Written request:
In the material below, please retype the lines from the very first through the one with "0.0216, 0.0204, 0.0193];", exactly and without pictures.

## BEGIN

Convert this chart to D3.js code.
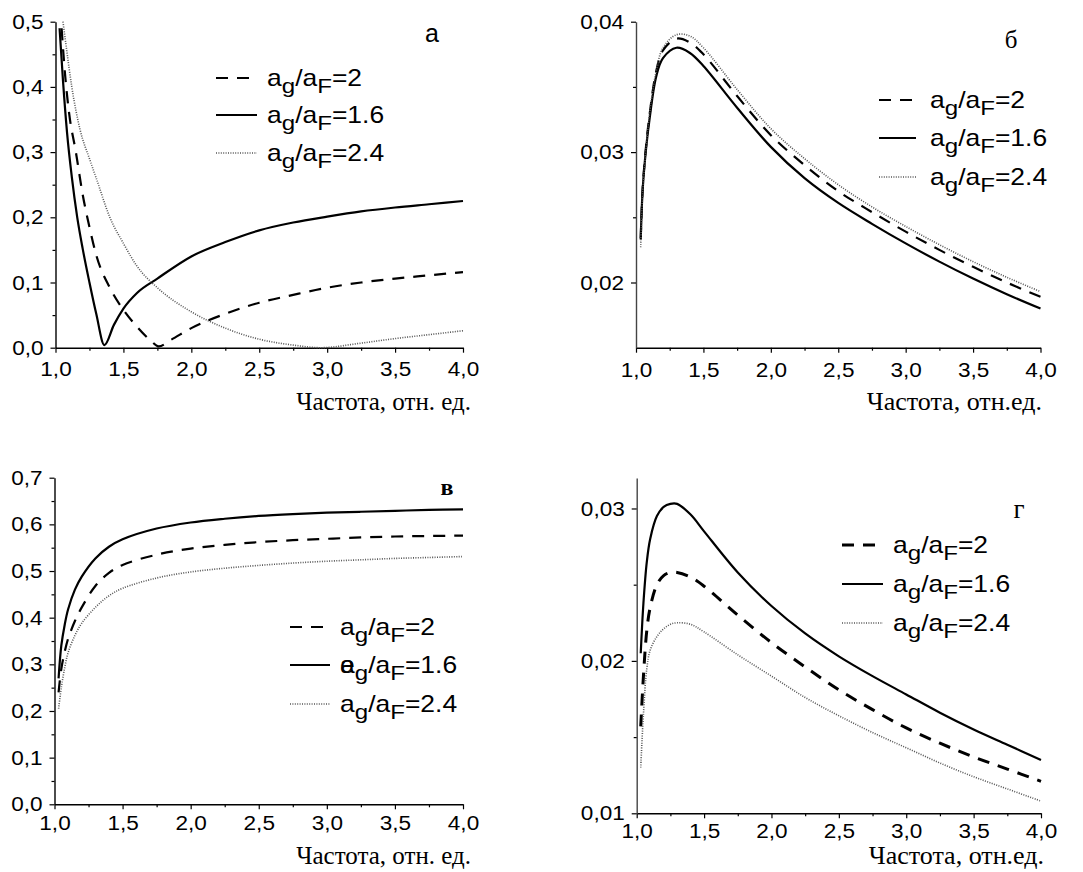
<!DOCTYPE html>
<html>
<head>
<meta charset="utf-8">
<script src="https://cdn.jsdelivr.net/npm/d3@7"></script>
<style>
  body { margin: 0; background: #fff; }
</style>
</head>
<body>
<div id="chart"></div>
<script>
// ---- data: panel а ----
const aSolidX = [1.03, 1.055, 1.085, 1.12, 1.16, 1.2, 1.25, 1.3, 1.36, 1.43, 1.5, 1.6, 1.75, 2.0, 2.25, 2.5, 2.75, 3.0, 3.25, 3.5, 3.75, 4.0];
const aSolidY = [0.49, 0.41, 0.33, 0.262, 0.2, 0.152, 0.1, 0.052, 0.004, 0.035, 0.06, 0.084, 0.106, 0.14, 0.162, 0.18, 0.192, 0.201, 0.209, 0.215, 0.22, 0.225];
const aDashX = [1.045, 1.07, 1.1, 1.15, 1.2, 1.25, 1.3, 1.4, 1.5, 1.6, 1.7, 1.76, 1.85, 2.0, 2.25, 2.5, 2.75, 3.0, 3.25, 3.5, 3.75, 4.0];
const aDashY = [0.49, 0.42, 0.36, 0.3, 0.235, 0.185, 0.142, 0.092, 0.058, 0.032, 0.011, 0.002, 0.012, 0.03, 0.052, 0.069, 0.081, 0.092, 0.1, 0.106, 0.111, 0.116];
const aDotX = [1.055, 1.08, 1.12, 1.18, 1.25, 1.3, 1.4, 1.5, 1.6, 1.75, 2.0, 2.25, 2.5, 2.75, 2.95, 3.25, 3.5, 3.75, 4.0];
const aDotY = [0.5, 0.46, 0.4, 0.335, 0.29, 0.26, 0.2, 0.16, 0.125, 0.092, 0.055, 0.03, 0.013, 0.004, 0.0, 0.007, 0.014, 0.02, 0.026];

// ---- data: panel б ----
const bX = [1.035, 1.05, 1.075, 1.1, 1.15, 1.2, 1.3, 1.4, 1.5, 1.75, 2.0, 2.25, 2.5, 2.75, 3.0, 3.25, 3.5, 3.75, 4.0];
const bSolid = [0.0234, 0.0272, 0.0303, 0.0325, 0.0358, 0.0372, 0.038, 0.0376, 0.0366, 0.0334, 0.0304, 0.028, 0.0261, 0.0245, 0.023, 0.0216, 0.0203, 0.0191, 0.018];
const bDash = [0.0233, 0.0273, 0.0305, 0.0328, 0.0362, 0.0378, 0.0387, 0.0384, 0.0375, 0.0343, 0.0313, 0.029, 0.027, 0.0254, 0.0239, 0.0225, 0.0212, 0.02, 0.0189];
const bDot = [0.0227, 0.027, 0.0303, 0.0329, 0.0362, 0.038, 0.039, 0.0389, 0.038, 0.0348, 0.0318, 0.0295, 0.0275, 0.0258, 0.0243, 0.0229, 0.0216, 0.0204, 0.0193];

// ---- data: panel в ----
const cX = [1.03, 1.05, 1.075, 1.1, 1.15, 1.2, 1.3, 1.4, 1.5, 1.75, 2.0, 2.25, 2.5, 2.75, 3.0, 3.25, 3.5, 3.75, 4.0];
const cSolid = [0.27, 0.34, 0.385, 0.418, 0.46, 0.488, 0.527, 0.552, 0.568, 0.591, 0.604, 0.612, 0.618, 0.622, 0.625, 0.627, 0.629, 0.631, 0.632];
const cDash = [0.24, 0.29, 0.327, 0.355, 0.393, 0.422, 0.468, 0.496, 0.513, 0.535, 0.548, 0.556, 0.562, 0.566, 0.569, 0.572, 0.574, 0.575, 0.576];
const cDot = [0.205, 0.25, 0.293, 0.325, 0.362, 0.388, 0.422, 0.447, 0.463, 0.485, 0.498, 0.506, 0.512, 0.517, 0.521, 0.524, 0.527, 0.529, 0.531];

// ---- data: panel г ----
const dX = [1.03, 1.05, 1.075, 1.1, 1.15, 1.2, 1.25, 1.3, 1.4, 1.5, 1.75, 2.0, 2.25, 2.5, 2.75, 3.0, 3.25, 3.5, 3.75, 4.0];
const dSolid = [0.0205, 0.0238, 0.0265, 0.028, 0.0295, 0.0301, 0.0303, 0.0303, 0.0296, 0.0285, 0.0258, 0.0236, 0.0218, 0.0203, 0.019, 0.0178, 0.0166, 0.0155, 0.0145, 0.0135];
const dDash = [0.0157, 0.019, 0.022, 0.0235, 0.025, 0.0256, 0.0258, 0.0258, 0.0255, 0.0249, 0.023, 0.0212, 0.0196, 0.0181, 0.0168, 0.0156, 0.0146, 0.0137, 0.0129, 0.0121];
const dDot = [0.013, 0.0165, 0.0195, 0.0207, 0.0216, 0.0221, 0.0224, 0.0225, 0.0224, 0.0219, 0.0204, 0.019, 0.0176, 0.0164, 0.0153, 0.0143, 0.0133, 0.0124, 0.0116, 0.0108];

// ---- ticks and labels ----
const xTicks = [1, 1.5, 2, 2.5, 3, 3.5, 4];
const xMinor = [1.25, 1.75, 2.25, 2.75, 3.25, 3.75];
const aYTicks = [0, 0.1, 0.2, 0.3, 0.4, 0.5];
const aYMinor = [0.05, 0.15, 0.25, 0.35, 0.45];
const bYTicks = [0.02, 0.03, 0.04];
const bYMinor = [0.025, 0.035];
const cYTicks = [0, 0.1, 0.2, 0.3, 0.4, 0.5, 0.6, 0.7];
const cYMinor = [0.05, 0.15, 0.25, 0.35, 0.45, 0.55, 0.65];
const dYTicks = [0.01, 0.02, 0.03];
const dYMinor = [0.015, 0.025];
const ratioLabels = ["2", "1.6", "2.4"];   // legend order: dashed, solid, dotted
const panelLetters = ["а", "б", "в", "г"];
const xTitles = ["Частота, отн. ед.", "Частота, отн.ед.", "Частота, отн. ед.", "Частота, отн.ед."];

const W = 1083, H = 872;
const SANS = "'Liberation Sans', Arial, sans-serif";
const SERIF = "'Liberation Serif', 'Times New Roman', serif";

const svg = d3.select("#chart").append("svg")
  .attr("width", W).attr("height", H)
  .style("background", "#fff");

const zip = (xs, ys) => xs.map((x, i) => [x, ys[i]]);

const lineStyles = {
  dash: { stroke: "#000", width: 2.2, dash: "12,9" },
  solid: { stroke: "#000", width: 2.2, dash: null },
  dot: { stroke: "#555", width: 1.6, dash: "1,1.4" }
};

const panels = [
  {
    left: 55.5, right: 463, top: 21.7, bottom: 347.7, yDomain: [0, 0.5],
    yTicks: aYTicks, yMinor: aYMinor, fmt: ".1f", xLabelY: 14, yAxisColor: "#000",
    curve: d3.curveMonotoneX,
    series: [["dash", zip(aDashX, aDashY)], ["solid", zip(aSolidX, aSolidY)], ["dot", zip(aDotX, aDotY)]],
    legend: { x0: 216, x1: 257, tx: 267, rows: [78, 115, 153] },
    letter: { x: 432, y: 42, font: SANS, size: 25, weight: "normal" },
    title: { x: 471, y: 410, size: 25 }
  },
  {
    left: 636, right: 1040.5, top: 21.7, bottom: 347.7, yDomain: [0.015, 0.04],
    yTicks: bYTicks, yMinor: bYMinor, fmt: ".2f", xLabelY: 15, yAxisColor: "#444",
    curve: d3.curveCatmullRom.alpha(0.5),
    series: [["dash", zip(bX, bDash)], ["solid", zip(bX, bSolid)], ["dot", zip(bX, bDot)]],
    legend: { x0: 879, x1: 916, tx: 930, rows: [100, 138, 177] },
    letter: { x: 1011, y: 48, font: SERIF, size: 25, weight: "normal" },
    title: { x: 1042, y: 410, size: 26 }
  },
  {
    left: 54.5, right: 463, top: 477.7, bottom: 804.3, yDomain: [0, 0.7],
    yTicks: cYTicks, yMinor: cYMinor, fmt: ".1f", xLabelY: 11, yAxisColor: "#000",
    curve: d3.curveCatmullRom.alpha(0.5),
    series: [["dash", zip(cX, cDash)], ["solid", zip(cX, cSolid)], ["dot", zip(cX, cDot)]],
    legend: { x0: 290, x1: 330, tx: 340, rows: [627, 665, 704] },
    letter: { x: 447, y: 495, font: SERIF, size: 24, weight: "bold" },
    title: { x: 471, y: 864, size: 25 },
    glitch: true
  },
  {
    left: 636.7, right: 1041, top: 478, bottom: 813.3, yDomain: [0.01, 0.032],
    yTicks: dYTicks, yMinor: dYMinor, fmt: ".2f", xLabelY: 10, yAxisColor: "#444",
    curve: d3.curveCatmullRom.alpha(0.5),
    series: [["dash", zip(dX, dDash)], ["solid", zip(dX, dSolid)], ["dot", zip(dX, dDot)]],
    legend: { x0: 842, x1: 883, tx: 893, rows: [545, 584, 623] },
    letter: { x: 1019, y: 518, font: SERIF, size: 27, weight: "normal" },
    title: { x: 1044, y: 864, size: 26 },
    thickDash: true
  }
];

panels.forEach((p, pi) => {
  const g = svg.append("g");
  const x = d3.scaleLinear().domain([1, 4]).range([p.left, p.right]);
  const y = d3.scaleLinear().domain(p.yDomain).range([p.bottom, p.top]);
  const fmt = v => d3.format(p.fmt)(v).replace(".", ",");

  // x axis
  const gx = g.append("g").attr("transform", `translate(0,${p.bottom})`);
  gx.call(d3.axisBottom(x).tickValues(xTicks).tickSize(5).tickSizeOuter(0).tickFormat(d => d3.format(".1f")(d).replace(".", ",")));
  gx.append("g").call(d3.axisBottom(x).tickValues(xMinor).tickSize(3).tickSizeOuter(0).tickFormat(""))
    .select(".domain").remove();
  // y axis
  const gy = g.append("g").attr("transform", `translate(${p.left},0)`);
  gy.call(d3.axisLeft(y).tickValues(p.yTicks).tickSize(5).tickSizeOuter(0).tickFormat(fmt));
  gy.append("g").call(d3.axisLeft(y).tickValues(p.yMinor).tickSize(3).tickSizeOuter(0).tickFormat(""))
    .select(".domain").remove();

  g.selectAll(".domain").attr("stroke", "#000").attr("stroke-width", 1.4);
  gy.select(".domain").attr("stroke", p.yAxisColor);
  g.selectAll(".tick line").attr("stroke", "#000").attr("stroke-width", 1.2);

  gx.selectAll(".tick text")
    .attr("y", p.xLabelY).attr("dy", "0.71em")
    .attr("transform", "scale(1.1,1)");
  gy.selectAll(".tick text")
    .attr("x", -12 / 1.1)
    .attr("transform", "scale(1.1,1)");
  g.selectAll(".tick text")
    .attr("fill", "#000")
    .style("font-family", SANS)
    .style("font-size", "20.5px");

  // curves
  const line = d3.line().x(d => x(d[0])).y(d => y(d[1])).curve(p.curve);
  p.series.forEach(([key, pts]) => {
    const s = lineStyles[key];
    g.append("path")
      .datum(pts)
      .attr("d", line)
      .attr("fill", "none")
      .attr("stroke", s.stroke)
      .attr("stroke-width", key === "dash" && p.thickDash ? 3 : s.width)
      .attr("stroke-dasharray", s.dash)
      .attr("stroke-linejoin", "round");
  });

  // legend
  ["dash", "solid", "dot"].forEach((key, i) => {
    const s = lineStyles[key];
    const ly = p.legend.rows[i];
    g.append("line")
      .attr("x1", p.legend.x0).attr("x2", p.legend.x1)
      .attr("y1", ly).attr("y2", ly)
      .attr("stroke", s.stroke)
      .attr("stroke-width", key === "dash" && p.thickDash ? 3 : s.width)
      .attr("stroke-dasharray", s.dash);
    const t = g.append("text")
      .attr("transform", `translate(${p.legend.tx},${ly + 8}) scale(1.15,1)`)
      .style("font-family", SANS)
      .style("font-size", "23px")
      .attr("fill", "#000");
    t.append("tspan").text("a");
    t.append("tspan").attr("dy", 7).style("font-size", "21px").text("g");
    t.append("tspan").attr("dy", -7).text("/a");
    t.append("tspan").attr("dy", 7).style("font-size", "21px").text("F");
    t.append("tspan").attr("dy", -7).text("=" + ratioLabels[i]);
    if (p.glitch && key === "solid") {
      g.append("text")
        .attr("transform", `translate(${p.legend.tx},${ly + 8}) scale(1.15,1)`)
        .style("font-family", SANS)
        .style("font-size", "23px")
        .attr("fill", "#000")
        .text("e");
    }
  });

  // panel letter
  g.append("text")
    .attr("x", p.letter.x).attr("y", p.letter.y)
    .attr("text-anchor", "middle")
    .style("font-family", p.letter.font)
    .style("font-size", p.letter.size + "px")
    .style("font-weight", p.letter.weight)
    .text(panelLetters[pi]);

  // x title
  g.append("text")
    .attr("x", p.title.x).attr("y", p.title.y)
    .attr("text-anchor", "end")
    .style("font-family", SERIF)
    .style("font-size", p.title.size + "px")
    .attr("fill", "#000")
    .text(xTitles[pi]);
});
</script>
</body>
</html>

## END

Exercise answer:
Convert this chart to D3.js code.
<!DOCTYPE html>
<html>
<head>
<meta charset="utf-8">
<script src="https://cdn.jsdelivr.net/npm/d3@7"></script>
<style>
  body { margin: 0; background: #fff; }
</style>
</head>
<body>
<div id="chart"></div>
<script>
// ---- data: panel а ----
const aSolidX = [1.03, 1.055, 1.085, 1.12, 1.16, 1.2, 1.25, 1.3, 1.36, 1.43, 1.5, 1.6, 1.75, 2.0, 2.25, 2.5, 2.75, 3.0, 3.25, 3.5, 3.75, 4.0];
const aSolidY = [0.49, 0.41, 0.33, 0.262, 0.2, 0.152, 0.1, 0.052, 0.004, 0.035, 0.06, 0.084, 0.106, 0.14, 0.162, 0.18, 0.192, 0.201, 0.209, 0.215, 0.22, 0.225];
const aDashX = [1.045, 1.07, 1.1, 1.15, 1.2, 1.25, 1.3, 1.4, 1.5, 1.6, 1.7, 1.76, 1.85, 2.0, 2.25, 2.5, 2.75, 3.0, 3.25, 3.5, 3.75, 4.0];
const aDashY = [0.49, 0.42, 0.36, 0.3, 0.235, 0.185, 0.142, 0.092, 0.058, 0.032, 0.011, 0.002, 0.012, 0.03, 0.052, 0.069, 0.081, 0.092, 0.1, 0.106, 0.111, 0.116];
const aDotX = [1.055, 1.08, 1.12, 1.18, 1.25, 1.3, 1.4, 1.5, 1.6, 1.75, 2.0, 2.25, 2.5, 2.75, 2.95, 3.25, 3.5, 3.75, 4.0];
const aDotY = [0.5, 0.46, 0.4, 0.335, 0.29, 0.26, 0.2, 0.16, 0.125, 0.092, 0.055, 0.03, 0.013, 0.004, 0.0, 0.007, 0.014, 0.02, 0.026];

// ---- data: panel б ----
const bX = [1.035, 1.05, 1.075, 1.1, 1.15, 1.2, 1.3, 1.4, 1.5, 1.75, 2.0, 2.25, 2.5, 2.75, 3.0, 3.25, 3.5, 3.75, 4.0];
const bSolid = [0.0234, 0.0272, 0.0303, 0.0325, 0.0358, 0.0372, 0.038, 0.0376, 0.0366, 0.0334, 0.0304, 0.028, 0.0261, 0.0245, 0.023, 0.0216, 0.0203, 0.0191, 0.018];
const bDash = [0.0233, 0.0273, 0.0305, 0.0328, 0.0362, 0.0378, 0.0387, 0.0384, 0.0375, 0.0343, 0.0313, 0.029, 0.027, 0.0254, 0.0239, 0.0225, 0.0212, 0.02, 0.0189];
const bDot = [0.0227, 0.027, 0.0303, 0.0329, 0.0362, 0.038, 0.039, 0.0389, 0.038, 0.0348, 0.0318, 0.0295, 0.0275, 0.0258, 0.0243, 0.0229, 0.0216, 0.0204, 0.0193];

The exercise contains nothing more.